Work to complete. Extract the lines between the ones holding "Convert this chart to matplotlib code." and "plt.rcParams['font.weight'] = 'bold'", inclusive, exactly as written and nothing more.

Record extracts.
--
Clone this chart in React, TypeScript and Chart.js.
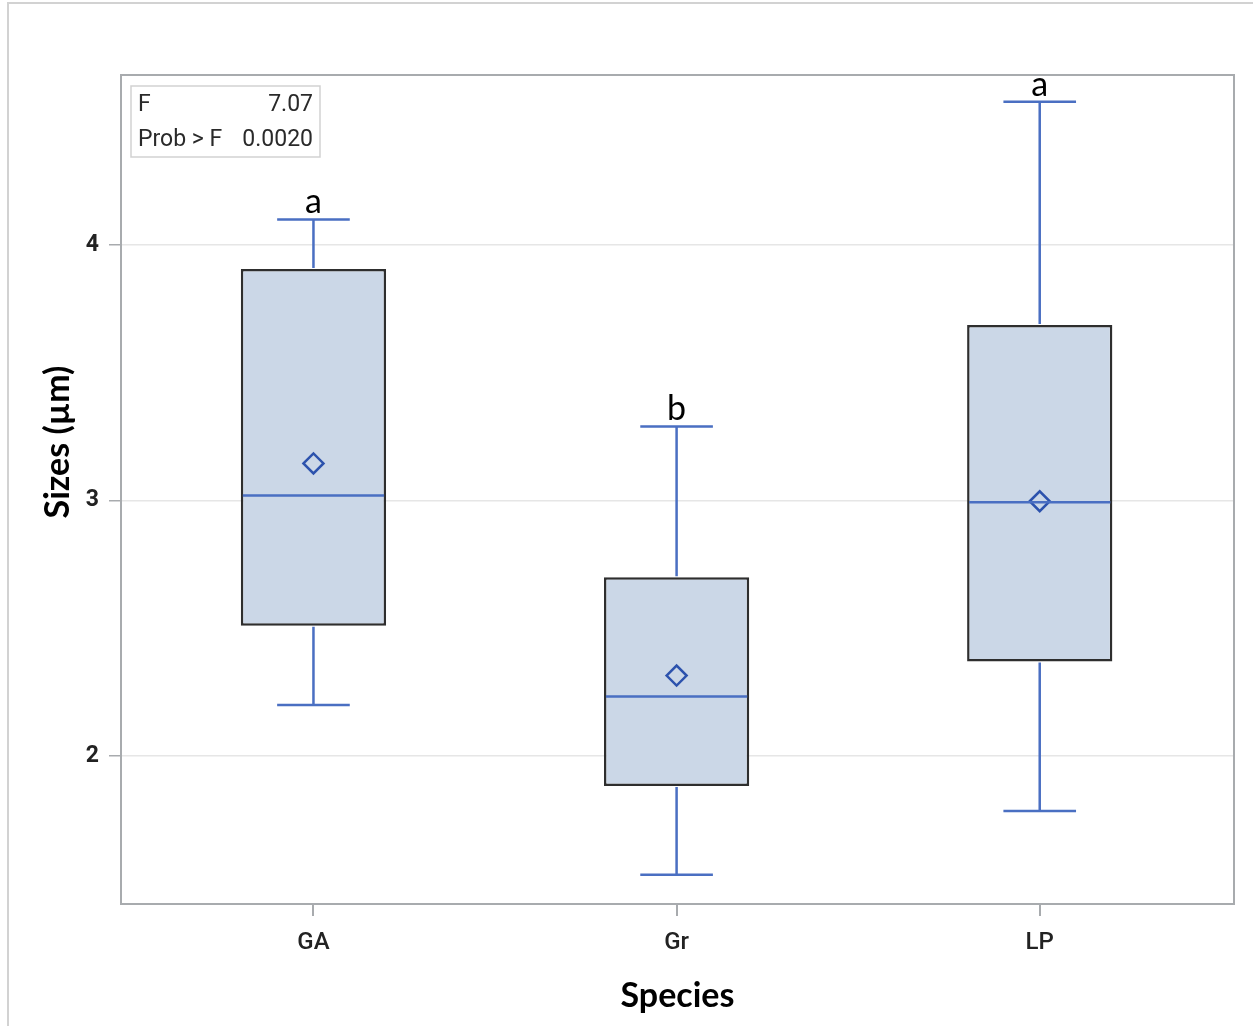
--
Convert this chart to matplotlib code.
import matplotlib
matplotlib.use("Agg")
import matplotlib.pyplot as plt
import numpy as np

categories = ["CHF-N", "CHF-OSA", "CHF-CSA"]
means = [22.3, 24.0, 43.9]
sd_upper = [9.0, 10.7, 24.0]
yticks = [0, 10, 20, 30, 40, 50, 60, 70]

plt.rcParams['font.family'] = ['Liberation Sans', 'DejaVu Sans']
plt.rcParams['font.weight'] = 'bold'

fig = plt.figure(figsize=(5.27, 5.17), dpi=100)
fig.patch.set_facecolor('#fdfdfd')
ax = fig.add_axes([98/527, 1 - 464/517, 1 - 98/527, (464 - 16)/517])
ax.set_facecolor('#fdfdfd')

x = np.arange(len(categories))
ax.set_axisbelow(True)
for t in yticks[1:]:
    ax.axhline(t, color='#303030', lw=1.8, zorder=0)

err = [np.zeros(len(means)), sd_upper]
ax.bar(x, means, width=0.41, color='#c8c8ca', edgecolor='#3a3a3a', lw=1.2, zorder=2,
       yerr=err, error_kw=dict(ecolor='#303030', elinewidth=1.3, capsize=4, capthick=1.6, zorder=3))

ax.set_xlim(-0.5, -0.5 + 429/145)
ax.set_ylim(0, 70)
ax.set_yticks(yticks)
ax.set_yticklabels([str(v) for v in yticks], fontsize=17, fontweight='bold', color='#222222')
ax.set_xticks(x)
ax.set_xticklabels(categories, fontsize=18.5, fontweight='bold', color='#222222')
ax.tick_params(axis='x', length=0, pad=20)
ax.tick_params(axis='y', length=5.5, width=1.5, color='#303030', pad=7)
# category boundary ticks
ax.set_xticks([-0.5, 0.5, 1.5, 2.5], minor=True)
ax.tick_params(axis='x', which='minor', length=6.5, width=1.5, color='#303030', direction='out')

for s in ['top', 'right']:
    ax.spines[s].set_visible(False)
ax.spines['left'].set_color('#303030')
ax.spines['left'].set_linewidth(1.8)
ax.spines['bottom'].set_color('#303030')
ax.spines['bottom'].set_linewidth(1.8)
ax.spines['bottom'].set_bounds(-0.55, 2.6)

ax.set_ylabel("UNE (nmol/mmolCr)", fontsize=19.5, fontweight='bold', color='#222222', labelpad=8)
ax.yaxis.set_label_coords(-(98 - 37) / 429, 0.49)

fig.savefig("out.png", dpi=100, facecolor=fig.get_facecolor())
--
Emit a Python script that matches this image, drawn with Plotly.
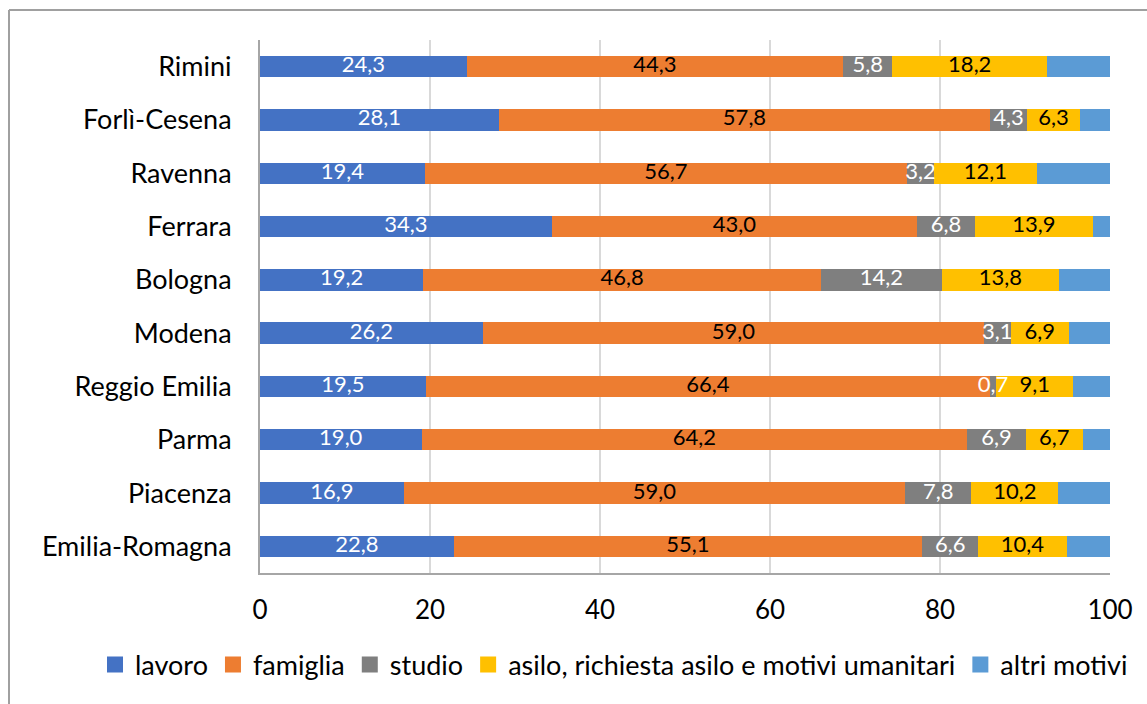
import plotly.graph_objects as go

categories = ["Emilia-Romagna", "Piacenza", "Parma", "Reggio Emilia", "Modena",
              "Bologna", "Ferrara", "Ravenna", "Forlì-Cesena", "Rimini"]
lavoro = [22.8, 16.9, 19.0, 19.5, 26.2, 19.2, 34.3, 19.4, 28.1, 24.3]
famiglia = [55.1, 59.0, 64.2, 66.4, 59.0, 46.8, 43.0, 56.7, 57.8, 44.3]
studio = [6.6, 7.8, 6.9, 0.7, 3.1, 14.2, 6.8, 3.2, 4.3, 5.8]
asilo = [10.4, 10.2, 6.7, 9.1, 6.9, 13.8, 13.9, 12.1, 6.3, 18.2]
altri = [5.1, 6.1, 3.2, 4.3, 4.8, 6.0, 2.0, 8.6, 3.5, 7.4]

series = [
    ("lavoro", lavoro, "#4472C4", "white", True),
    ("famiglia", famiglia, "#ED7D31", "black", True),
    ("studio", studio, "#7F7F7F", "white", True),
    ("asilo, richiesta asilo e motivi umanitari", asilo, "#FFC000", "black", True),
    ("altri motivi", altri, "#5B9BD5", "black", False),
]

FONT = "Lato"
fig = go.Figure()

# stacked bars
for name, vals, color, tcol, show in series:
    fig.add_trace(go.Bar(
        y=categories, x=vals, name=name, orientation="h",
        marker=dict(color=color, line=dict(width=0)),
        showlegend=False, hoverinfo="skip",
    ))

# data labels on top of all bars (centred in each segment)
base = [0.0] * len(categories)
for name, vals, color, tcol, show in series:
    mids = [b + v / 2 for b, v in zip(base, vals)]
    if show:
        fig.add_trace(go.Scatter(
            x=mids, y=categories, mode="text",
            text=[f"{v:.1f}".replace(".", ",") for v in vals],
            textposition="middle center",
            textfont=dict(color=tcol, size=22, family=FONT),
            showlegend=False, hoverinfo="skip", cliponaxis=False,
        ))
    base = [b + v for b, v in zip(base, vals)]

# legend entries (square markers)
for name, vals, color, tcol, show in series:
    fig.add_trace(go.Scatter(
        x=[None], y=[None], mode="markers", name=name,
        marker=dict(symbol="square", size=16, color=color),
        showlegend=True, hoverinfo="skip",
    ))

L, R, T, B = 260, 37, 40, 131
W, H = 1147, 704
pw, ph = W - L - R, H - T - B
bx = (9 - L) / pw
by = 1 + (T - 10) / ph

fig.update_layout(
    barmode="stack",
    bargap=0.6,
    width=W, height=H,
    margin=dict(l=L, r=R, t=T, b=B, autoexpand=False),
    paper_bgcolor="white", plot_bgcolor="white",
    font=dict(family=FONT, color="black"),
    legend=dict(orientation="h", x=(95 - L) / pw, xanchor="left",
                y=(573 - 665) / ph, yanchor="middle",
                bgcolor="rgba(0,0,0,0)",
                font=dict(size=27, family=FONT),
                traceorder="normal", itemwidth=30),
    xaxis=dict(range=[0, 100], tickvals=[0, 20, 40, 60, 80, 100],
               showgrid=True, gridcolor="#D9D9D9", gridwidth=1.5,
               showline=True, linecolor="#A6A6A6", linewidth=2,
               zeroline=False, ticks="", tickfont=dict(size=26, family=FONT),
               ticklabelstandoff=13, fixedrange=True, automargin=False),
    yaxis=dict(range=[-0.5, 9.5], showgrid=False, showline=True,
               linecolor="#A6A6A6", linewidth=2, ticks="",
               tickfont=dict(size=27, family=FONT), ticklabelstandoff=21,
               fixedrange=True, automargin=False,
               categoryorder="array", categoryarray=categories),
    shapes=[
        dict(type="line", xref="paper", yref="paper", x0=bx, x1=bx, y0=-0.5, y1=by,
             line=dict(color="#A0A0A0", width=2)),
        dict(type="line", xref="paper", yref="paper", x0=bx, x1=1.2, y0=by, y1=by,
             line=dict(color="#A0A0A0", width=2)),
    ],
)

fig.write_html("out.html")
--
Written reply.
Convert this chart to matplotlib code.
import matplotlib
matplotlib.use("Agg")
import matplotlib.pyplot as plt
import numpy as np

categories = ["CHF-N", "CHF-OSA", "CHF-CSA"]
means = [22.3, 24.0, 43.9]
sd_upper = [9.0, 10.7, 24.0]
yticks = [0, 10, 20, 30, 40, 50, 60, 70]

plt.rcParams['font.family'] = ['Liberation Sans', 'DejaVu Sans']
plt.rcParams['font.weight'] = 'bold'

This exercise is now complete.